Thus, there is a tradeoff:
Irrational perception of arguments leads to modification of preference, which is bad for original preference, but
Considering moral arguments leads to a more clear understanding of some preference close to the original one, which allows to make more rational decisions, which is good for the original preference.
I think we shouldn’t try to emulate rational agents at all, in the sense that we shouldn’t pretend to have rationality-style preferences and supergoals; as a matter of fact we don’t have them.
Up to here we seem to agree, we just use different terminology. I just don’t want to conflate rational preferences with human preferences because they the two systems behave very differently.
Just as an example, in signalling theories of behaviour, you may consciously believe that your preferences are very different from what your behaviour is actually optimizing for when noone is looking. A rational agent wouldn’t normally have separate conscious/unconscious minds unless only the conscious part was sbuject to outside inspection. In this example, it makes sense to update signalling-preferences sometimes, because they’re not your actual acting-preferences.
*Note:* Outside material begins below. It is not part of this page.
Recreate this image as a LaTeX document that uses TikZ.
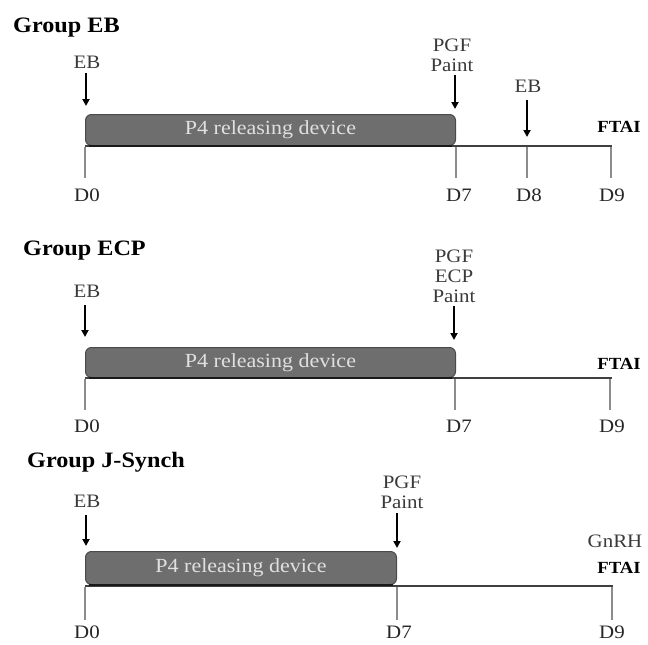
\documentclass[tikz,border=0pt]{standalone}
\usepackage{fontspec}
\setmainfont[FakeStretch=1.1]{Liberation Serif}
\usetikzlibrary{arrows.meta}
\definecolor{barfill}{HTML}{6E6E6E}
\definecolor{barline}{HTML}{4A4A4A}
\definecolor{lbl}{HTML}{3A3A3A}
\tikzset{
 grouptitle/.style={font=\fontsize{22}{24}\selectfont\bfseries, anchor=base west, inner sep=0},
 lab/.style={font=\fontsize{19}{20}\selectfont, text=lbl, inner sep=0, align=center},
 dlab/.style={font=\fontsize{19}{20}\selectfont, text=black!85, inner sep=0},
 ftai/.style={font=\fontsize{17}{20}\selectfont\bfseries, inner sep=0},
 device/.style={draw=barline, fill=barfill, rounded corners=6pt, line width=1pt, text=white!88!black, font=\fontsize{20}{22}\selectfont, inner sep=0, anchor=north west},
 axisline/.style={draw=black!75, line width=1.6pt},
 barbase/.style={draw=black!90, line width=1.8pt},
 tickline/.style={draw=black!45, line width=1.3pt},
 evarrow/.style={-{Triangle[length=7pt,width=7pt]}, line width=1.8pt},
}
\begin{document}
\begin{tikzpicture}[x=1pt,y=-1pt]
\useasboundingbox (0,0) rectangle (648,645);
% ---------------- Group EB ----------------
\node[grouptitle] (t1) at (13,32) {Group EB};
\node[device, minimum width=370pt, minimum height=31pt] (bar1) at (85,114) {P4 releasing device};
\coordinate (a1s) at (85,146); \coordinate (a1e) at (612,146);
\draw[axisline] (a1s) -- (a1e);
\draw[barbase] ([xshift=4pt]bar1.south west) -- ([xshift=-4pt]bar1.south east);
\node[lab] (eb1) at (87,62) {EB};
\coordinate (eb1e) at (86,106);
\draw[evarrow] (86,73) -- (eb1e);
\node[lab] (pgf1) at (452,55) {PGF\\Paint};
\coordinate (pgf1e) at (455,109);
\draw[evarrow] (455,75) -- (pgf1e);
\node[lab] (eb1b) at (528,86) {EB};
\coordinate (eb1be) at (527,137);
\draw[evarrow] (527,100) -- (eb1be);
\node[ftai] (ftai1) at (619,127) {FTAI};
\node[dlab] (d10) at (87,195) {D0};
\node[dlab] (d17) at (459,195) {D7};
\node[dlab] (d18) at (529,195) {D8};
\node[dlab] (d19) at (612,195) {D9};
\foreach \x in {85,456,527,611}
  \draw[tickline] (\x,147) -- (\x,178);
% ---------------- Group ECP ----------------
\node[grouptitle] (t2) at (23,255) {Group ECP};
\node[device, minimum width=370pt, minimum height=30pt] (bar2) at (85,347) {P4 releasing device};
\coordinate (a2s) at (85,378); \coordinate (a2e) at (612,378);
\draw[axisline] (a2s) -- (a2e);
\draw[barbase] ([xshift=4pt]bar2.south west) -- ([xshift=-4pt]bar2.south east);
\node[lab] (eb2) at (87,291) {EB};
\coordinate (eb2e) at (85,337);
\draw[evarrow] (85,305) -- (eb2e);
\node[lab] (pgf2) at (454,276) {PGF\\ECP\\Paint};
\coordinate (pgf2e) at (454,340);
\draw[evarrow] (454,306) -- (pgf2e);
\node[ftai] (ftai2) at (619,364) {FTAI};
\node[dlab] (d20) at (87,426) {D0};
\node[dlab] (d27) at (459,426) {D7};
\node[dlab] (d29) at (612,426) {D9};
\foreach \x in {85,455,610}
  \draw[tickline] (\x,379) -- (\x,410);
% ---------------- Group J-Synch ----------------
\node[grouptitle] (t3) at (27,467) {Group J-Synch};
\node[device, minimum width=311pt, minimum height=33pt] (bar3) at (85,551) {P4 releasing device};
\coordinate (a3s) at (85,586); \coordinate (a3e) at (613,586);
\draw[axisline] (a3s) -- (a3e);
\draw[barbase] ([xshift=4pt]bar3.south west) -- ([xshift=-4pt]bar3.south east);
\node[lab] (eb3) at (87,501) {EB};
\coordinate (eb3e) at (86,546);
\draw[evarrow] (86,515) -- (eb3e);
\node[lab] (pgf3) at (402,492) {PGF\\Paint};
\coordinate (pgf3e) at (397,548);
\draw[evarrow] (397,513) -- (pgf3e);
\node[lab] (gnrh) at (615,541) {GnRH};
\node[ftai] (ftai3) at (619,568) {FTAI};
\node[dlab] (d30) at (87,632) {D0};
\node[dlab] (d37) at (399,632) {D7};
\node[dlab] (d39) at (612,632) {D9};
\foreach \x in {85,397,612}
  \draw[tickline] (\x,587) -- (\x,620);
\end{tikzpicture}
\end{document}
But if you consciously intend to act out your (conscious) preferences, and also intend to keep changing them in not-always-foreseeable ways, then that isn’t rationality, and when there could be confusion due to context (such as on LW most of the time) I’d prefer not to use the term “preferences” about humans, or to make clear what is meant.
As an example, consider the arguments in form of proofs/disproofs of the statements that you are interested in. Information doesn’t necessarily “change” or “determine arbitrarily” the things you take from it, it may help you to compute an object in which you are already interested, without changing that object, and at the same time be essential in moving forward. If you have an algorithm, it doesn’t mean that you know what this algorithm will give you in the end, what the algorithm “means”. Resist the illusion of transparency.
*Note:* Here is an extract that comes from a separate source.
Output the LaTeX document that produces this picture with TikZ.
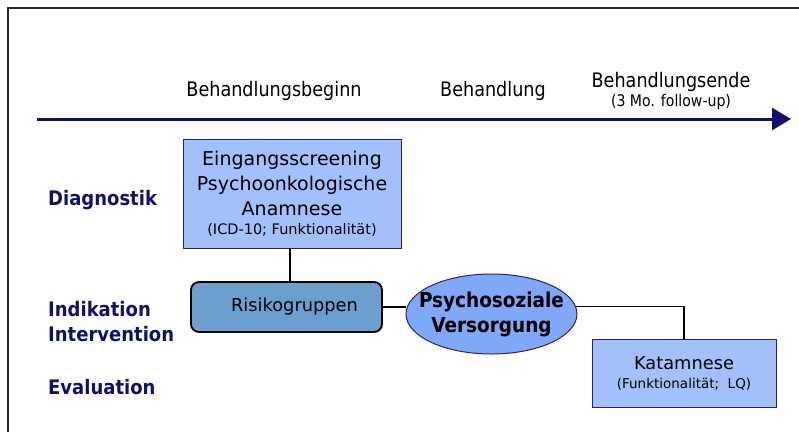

I don’t understand what you’re saying as applied to this argument. That Wei Dai has an algorithm for modifying his preferences and he doesn’t know what the end output of that algorithm will be?
There will always be something about preference that you don’t know, and it’s not the question of modifying preference, it’s a question of figuring out what the fixed unmodifiable preference implies. Modifying preference is exactly the wrong way of going about this.
If we figure out the conceptual issues of FAI, we’d basically have the algorithm that is our preferences, but not in infinite and unknowable normal “execution trace” denotational “form”.
As Wei says below, we should consider rational agents (who have explicit preferences separate from the rest of their cognitive architecture) separately from humans who want to approximate that in some ways.
I think that if we first define separate preferences, and then proceed to modify them over and over again, this is so different from rational agents that we shouldn’t call it preferences at all. We can talk about e.g. morals instead, or about habits, or biases.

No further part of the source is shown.